The president addressed this tension directly over the Memorial Day weekend, telling reporters that his emerging agreement "won't be like Obama's" and emphasizing that his version would include provisions the 2015 Joint Comprehensive Plan of Action lacked. The defensive crouch is telling.

The shadow of 2015

The Obama-era deal traded sanctions relief for restrictions on Iran's nuclear program, verification regimes, and time-limited constraints on enrichment. Trump withdrew from it in 2018, calling it fundamentally flawed for failing to address ballistic missiles, regional proxies, and sunset clauses that would eventually lift restrictions. His base cheered.

But diplomacy has a way of humbling maximalists. Any agreement that stops the current fighting—which has already claimed American lives and roiled global energy markets—will necessarily involve some form of sanctions relief, some form of verification, and some form of Iranian commitments that critics will call insufficient. The architecture may differ, but the fundamental trade-off remains: concessions for constraints.

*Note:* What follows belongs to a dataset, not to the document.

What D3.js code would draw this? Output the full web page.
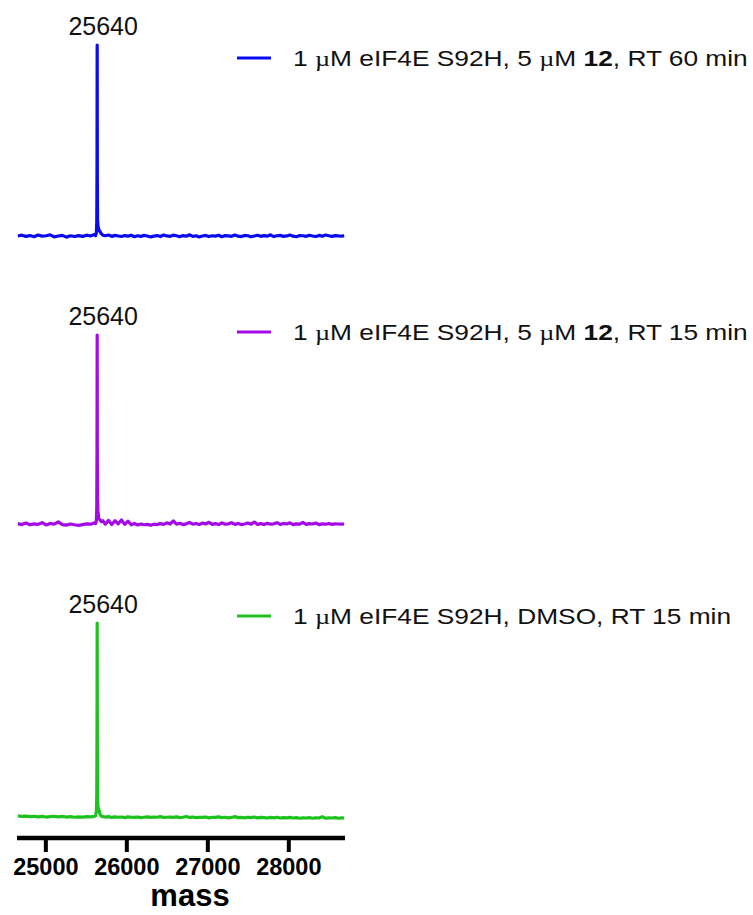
<!DOCTYPE html>
<html>
<head>
<meta charset="utf-8">
<script src="https://cdn.jsdelivr.net/npm/d3@7"></script>
<style>
  html, body { margin: 0; padding: 0; background: #fff; }
  svg { display: block; }
</style>
</head>
<body>
<svg id="chart" width="753" height="915"></svg>
<script>
// ---------- DATA ----------
const masses = [24660,24710,24760,24810,24860,24910,24960,25010,25060,25110,25160,25210,25260,25310,25360,25410,25460,25510,25560,
  25600,25620,25630,25635,25638,25640,25642,25645,25650,25660,25675,25690,25710,
  25740,25780,25820,25860,25900,25940,25980,26020,26060,26100,26140,26180,26220,26260,26300,26340,26380,26420,26460,26500,
  26540,26580,26620,26660,26700,26740,26780,26820,26860,26900,26940,26980,27020,27060,27100,27140,27180,27220,27260,27300,
  27340,27380,27420,27460,27500,27540,27580,27620,27660,27700,27740,27780,27820,27860,27900,27940,27980,28020,28060,28100,
  28140,28180,28220,28260,28300,28340,28380,28420,28460,28500,28540,28580,28620,28660,28690];

const series60 = [0.8,1.2,0.6,1.0,0.4,1.3,0.7,0.9,1.4,0.3,0.8,1.1,0.2,0.9,0.5,1.0,0.6,1.2,0.8,
  1.5,1.0,2.5,8,35,100,30,9,6,4,3,2,1.2,
  0.9,1.3,0.6,1.1,0.8,0.5,1.0,0.7,1.2,0.4,
  0.9,0.6,1.1,0.8,0.3,0.7,1.0,0.5,1.3,0.8,
  0.6,1.2,0.9,0.4,1.0,0.7,1.4,0.6,0.9,0.3,
  0.8,1.1,0.5,0.9,0.7,1.2,0.4,1.0,0.8,0.6,
  1.3,0.7,0.5,1.1,0.9,0.4,0.8,1.2,0.6,1.0,
  0.7,1.4,0.5,0.9,1.1,0.6,0.8,1.3,0.7,0.4,
  1.0,0.9,0.6,1.2,0.8,0.5,1.1,0.7,1.3,0.9,
  0.6,1.0,0.8,0.7,
  0.9];

const series15 = [1.5,1.0,1.8,0.9,1.4,1.1,2.0,0.8,1.6,1.2,2.4,1.0,0.7,1.3,0.9,0.6,1.0,1.4,1.2,
  1.8,1.5,3,10,40,100,35,14,8,4,3.5,2.5,3,
  1.2,3.2,1.0,3.0,1.4,3.4,1.1,2.8,0.9,1.6,
  0.8,1.3,0.9,1.1,0.7,1.2,1.0,1.5,1.1,1.9,
  1.3,2.9,1.2,1.7,1.0,1.4,2.1,1.2,1.6,1.0,
  1.8,1.3,2.2,1.1,1.5,1.0,1.9,1.2,1.4,2.0,
  1.1,1.6,1.0,1.3,1.8,1.2,2.3,1.1,1.5,1.0,
  1.7,1.2,1.4,2.0,1.1,1.6,1.3,1.9,1.0,1.4,
  1.2,2.1,1.1,1.5,1.3,1.8,1.0,1.4,1.2,1.6,
  1.1,1.4,1.3,1.2,
  1.3];

const seriesDMSO = [1.6,1.3,1.5,1.2,1.4,1.1,1.3,1.0,1.2,1.4,1.1,1.3,1.0,1.2,0.9,1.1,1.0,1.2,1.1,
  1.3,1.6,4,12,45,100,40,10,6,5,2.5,1.5,1.2,
  1.0,1.2,0.8,1.1,0.9,1.0,0.7,1.1,0.9,0.8,
  1.0,0.7,0.9,1.1,0.8,1.0,0.9,1.2,0.8,0.9,
  1.0,0.8,1.1,0.7,0.9,1.3,0.8,1.0,0.7,0.9,
  0.8,1.0,0.6,0.9,0.8,1.1,0.7,0.9,0.6,0.8,
  1.2,0.7,0.8,0.6,0.9,0.7,1.0,0.6,0.8,0.7,
  0.5,0.8,0.6,0.9,0.5,0.7,0.6,0.8,0.5,0.7,
  0.4,0.6,0.5,0.7,0.4,0.6,0.5,1.1,0.4,0.6,
  0.5,0.7,0.4,0.6,
  0.5];

const seriesNames = ["60 min", "15 min", "DMSO"];
const seriesColors = ["#0b0bf2", "#a30ae6", "#1ec21e"];
const peakLabels = ["25640", "25640", "25640"];
const peakMass = 25640;
const xTicks = [25000, 26000, 27000, 28000];
const xLabel = "mass";

// legend texts as segments [text, style]
const legendParts = [
  [["1 ", "n"], ["\u00b5", "mu"], ["M eIF4E S92H, 5 ", "n"], ["\u00b5", "mu"], ["M ", "n"], ["12", "b"], [", RT 60 min", "n"]],
  [["1 ", "n"], ["\u00b5", "mu"], ["M eIF4E S92H, 5 ", "n"], ["\u00b5", "mu"], ["M ", "n"], ["12", "b"], [", RT 15 min", "n"]],
  [["1 ", "n"], ["\u00b5", "mu"], ["M eIF4E S92H, DMSO, RT 15 min", "n"]]
];

const allSeries = [series60, series15, seriesDMSO];

// ---------- LAYOUT ----------
const svg = d3.select("#chart");
const font = "'Liberation Sans', Arial, sans-serif";

const x = d3.scaleLinear().domain([24650, 28700]).range([17, 345]);

const panels = [
  { base: 237.5, top: 45, legendY: 58 },
  { base: 526.5, top: 335, legendY: 332 },
  { base: 819, top: 623, legendY: 616 }
];

const legendTexts = [];
panels.forEach((p, i) => {
  const y = d3.scaleLinear().domain([0, 100]).range([p.base, p.top]);
  const data = masses.map((m, j) => [m, allSeries[i][j]]);
  const line = d3.line().x(d => x(d[0])).y(d => y(d[1]));
  svg.append("path")
    .datum(data)
    .attr("d", line)
    .attr("fill", "none")
    .attr("stroke", seriesColors[i])
    .attr("stroke-width", 3.2)
    .attr("stroke-linejoin", "round");

  // peak label
  svg.append("text")
    .attr("x", x(peakMass) + 6)
    .attr("y", y(100) - 10)
    .attr("text-anchor", "middle")
    .attr("font-family", font)
    .attr("font-size", 25)
    .attr("fill", "#111")
    .text(peakLabels[i]);

  // legend
  svg.append("line")
    .attr("x1", 237).attr("x2", 271)
    .attr("y1", p.legendY).attr("y2", p.legendY)
    .attr("stroke", seriesColors[i])
    .attr("stroke-width", 3);
  const t = svg.append("text")
    .attr("x", 0)
    .attr("y", 0)
    .attr("font-family", font)
    .attr("font-size", 21.5)
    .attr("fill", "#111");
  legendParts[i].forEach(([s, st]) => {
    const ts = t.append("tspan").text(s);
    if (st === "b") ts.attr("font-weight", "bold");
    if (st === "mu") ts.attr("font-family", "'Liberation Serif', 'Times New Roman', serif");
  });
  legendTexts.push({ t, p });
});

// stretch legends horizontally to match reference width
const w0 = legendTexts[0].t.node().getBBox().width;
const sx = 455 / w0;
legendTexts.forEach(({ t, p }) => {
  t.attr("transform", `translate(293,${p.legendY + 8}) scale(${sx},1)`);
});

// ---------- X AXIS ----------
const axisY = 838;
const axis = d3.axisBottom(x).tickValues(xTicks).tickSize(14).tickPadding(6).tickFormat(d3.format("d"));
const gAxis = svg.append("g").attr("transform", `translate(0,${axisY})`).call(axis);
gAxis.select(".domain").remove();
gAxis.append("line")
  .attr("x1", 17).attr("x2", 345).attr("y1", 0).attr("y2", 0)
  .attr("stroke", "#000").attr("stroke-width", 4.5);
gAxis.selectAll(".tick line").attr("stroke", "#000").attr("stroke-width", 4);
gAxis.selectAll(".tick text")
  .attr("font-family", font)
  .attr("font-size", 23.5)
  .attr("font-weight", "bold")
  .attr("fill", "#000");

svg.append("text")
  .attr("x", 190)
  .attr("y", 906)
  .attr("text-anchor", "middle")
  .attr("font-family", font)
  .attr("font-size", 31)
  .attr("font-weight", "bold")
  .attr("fill", "#000")
  .text(xLabel);
</script>
</body>
</html>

The Republican identity problem

What makes this moment particularly fraught is how central opposition to the JCPOA became to Republican foreign policy identity. For nearly a decade, the party defined itself partly through rejection of Obama's diplomatic approach to Tehran. Senators built careers on denouncing the deal. Think tanks produced volumes arguing for "maximum pressure" as the only viable strategy.

Now the same party must explain why Trump's deal represents strength where Obama's represented weakness. The substantive differences—assuming there are meaningful ones—matter less than the narrative framing. Republican voters have been conditioned to view any negotiated settlement with Iran as appeasement. Trump must somehow convince them that his version is different, even as the basic contours look familiar to anyone paying attention.

The credibility gap

Trump's critics will note the irony: the man who tore up one Iran deal is now asking the world to trust another. Tehran's negotiators are surely aware that any agreement could be abandoned by a future administration, just as Trump abandoned Obama's. This credibility problem—created by Trump himself—makes durable diplomacy harder to achieve.

The president's supporters counter that his willingness to use military force gives him leverage Obama never had. The current strikes on Iranian missile sites and naval assets, they argue, demonstrate seriousness that the previous administration lacked. Whether that leverage produces a better deal or simply a different one remains to be seen.

Our take

Trump's obsession with distinguishing his diplomacy from Obama's reveals something important about modern Republican politics: the party's foreign policy is still defined more by opposition to the 44th president than by coherent first principles. A deal is a deal. If it stops the killing and constrains Iran's nuclear ambitions, the question of whose name goes on it should matter far less than whether it actually works. But in Washington, legacy always trumps substance.